Lo que Tanaka omite mencionar es, por una parte, que el activismo variopinto y todavía invertebrado de quienes se oponen a las maniobras del progresismo izquierdista surge siempre como reacción a un ataque desde ese progresismo a los que aquellos consideran valores imperecederos e indeclinables; y por otra parte, que el progresismo ha perdido capacidades de generar movilización social con su activismo. De hecho, desde hace años en Lima y otras ciudades de nuestro país, entre las mayores manifestaciones en las calles convocadas por temas culturales, cuentan las realizadas por la paz y la familia. Además, es notorio el auge de comunicadores jóvenes con posiciones liberales o conservadoras que ganan espacios al progresismo en portales informativos, en la llamada prensa alternativa y en las redes sociales.

La posición de Tanaka, anclada en el negacionismo de estos fenómenos, determina su incapacidad para apreciar que el talante agresivo del discurso y de las prácticas de «cancelación» social desde el progresismo no son, por lo general, respuestas agresivas a acometidas similares desde las derechas, sino que son propiamente ataques izquierdistas.

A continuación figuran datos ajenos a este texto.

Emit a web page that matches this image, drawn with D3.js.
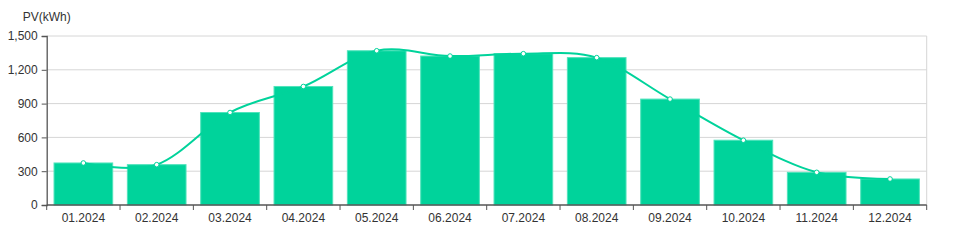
<!DOCTYPE html>
<html>
<head>
<meta charset="utf-8">
<script src="https://cdn.jsdelivr.net/npm/d3@7"></script>
<style>
  html, body { margin: 0; padding: 0; background: #fff; }
  svg { display: block; font-family: "Liberation Sans", Arial, sans-serif; }
</style>
</head>
<body>
<svg id="chart" width="976" height="252"></svg>
<script>
const months = ["01.2024", "02.2024", "03.2024", "04.2024", "05.2024", "06.2024",
                "07.2024", "08.2024", "09.2024", "10.2024", "11.2024", "12.2024"];
const pvValues = [373, 358, 821, 1052, 1369, 1322, 1343, 1308, 940, 575, 290, 231];
const yTicks = [0, 300, 600, 900, 1200, 1500];
const yLabel = "PV(kWh)";

const svg = d3.select("#chart");
const margin = { top: 36, right: 49.3, bottom: 47, left: 46.7 };
const width = 976 - margin.left - margin.right;
const height = 252 - margin.top - margin.bottom;
const green = "#00d39b";

const g = svg.append("g").attr("transform", `translate(${margin.left},${margin.top})`);

const xb = d3.scaleBand().domain(months).range([0, width]);
const y = d3.scaleLinear().domain([0, 1500]).range([height, 0]);
const barW = xb.bandwidth() * 0.8;

// grid
g.append("g")
  .selectAll("line")
  .data(yTicks.filter(d => d > 0))
  .join("line")
  .attr("x1", 0).attr("x2", width)
  .attr("y1", d => y(d)).attr("y2", d => y(d))
  .attr("stroke", "#d6d6d6");

// right border
g.append("line")
  .attr("x1", width).attr("x2", width)
  .attr("y1", 0).attr("y2", height)
  .attr("stroke", "#d6d6d6");

// bars
g.selectAll("rect.bar")
  .data(months.map((m, i) => ({ m, v: pvValues[i] })))
  .join("rect")
  .attr("class", "bar")
  .attr("x", d => xb(d.m) + (xb.bandwidth() - barW) / 2)
  .attr("width", barW)
  .attr("y", d => y(d.v))
  .attr("height", d => height - y(d.v))
  .attr("fill", green)
  .attr("stroke", "#4fe3bb")
  .attr("stroke-width", 1);

// smooth line
const line = d3.line()
  .x((d, i) => xb(months[i]) + xb.bandwidth() / 2)
  .y(d => y(d))
  .curve(d3.curveCardinal.tension(0));

g.append("path")
  .datum(pvValues)
  .attr("d", line)
  .attr("fill", "none")
  .attr("stroke", green)
  .attr("stroke-width", 2);

g.selectAll("circle.pt")
  .data(pvValues)
  .join("circle")
  .attr("class", "pt")
  .attr("cx", (d, i) => xb(months[i]) + xb.bandwidth() / 2)
  .attr("cy", d => y(d))
  .attr("r", 2.3)
  .attr("fill", "#fff")
  .attr("stroke", green)
  .attr("stroke-width", 1);

// axes
const yAxis = g.append("g")
  .call(d3.axisLeft(y).tickValues(yTicks).tickFormat(d3.format(",")).tickSize(5).tickPadding(4));
const xAxis = g.append("g")
  .attr("transform", `translate(0,${height})`)
  .call(d3.axisBottom(xb).tickSize(0).tickPadding(8));

// band-boundary ticks on x axis
xAxis.append("g")
  .selectAll("line")
  .data(d3.range(months.length + 1))
  .join("line")
  .attr("x1", i => i * xb.step()).attr("x2", i => i * xb.step())
  .attr("y1", 0).attr("y2", 5)
  .attr("stroke", "#555");

[yAxis, xAxis].forEach(a => {
  a.select(".domain").attr("stroke", "#555").attr("stroke-width", 1.3);
  a.selectAll(".tick line").attr("stroke", "#555");
  a.selectAll("text").attr("fill", "#333").attr("font-size", 12)
    .attr("font-family", "'Liberation Sans', Arial, sans-serif");
});
xAxis.select(".domain").attr("d", `M0,0H${width}`);

svg.append("text")
  .attr("x", margin.left)
  .attr("y", 21)
  .attr("text-anchor", "middle")
  .attr("fill", "#333")
  .attr("font-size", 12)
  .text(yLabel);
</script>
</body>
</html>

Se puede observar que todas las movilizaciones desde las derechas en escenarios de la batalla cultural se han producido solamente como reacciones, por ejemplo, de las agrupaciones pro vida frente a las iniciativas disruptivas de la tradición familiar y contra mensajes disolventes insertos en la educación sexual de nivel escolar, frente a las pretensiones disociales de la cultura woke, o hace muy poco, en la ardua controversia en torno a producciones generadas en la Universidad Católica, consideradas ofensivas por el amplio espectro del catolicismo popular.

Los estrategas de la polarización social que se inicia señalando y enarbolando los «antis» (ese prefijo rabioso) para provocar la reactividad de los afrentados, son agentes del progresismo izquierdista en todos los casos que se pueda señalar en nuestro medio, que han iniciado acciones confrontando a quienes distinguen como enemigos y no como adversarios en el terreno de la batalla cultural que se presenta como guerra avisada. Que nadie se sorprenda.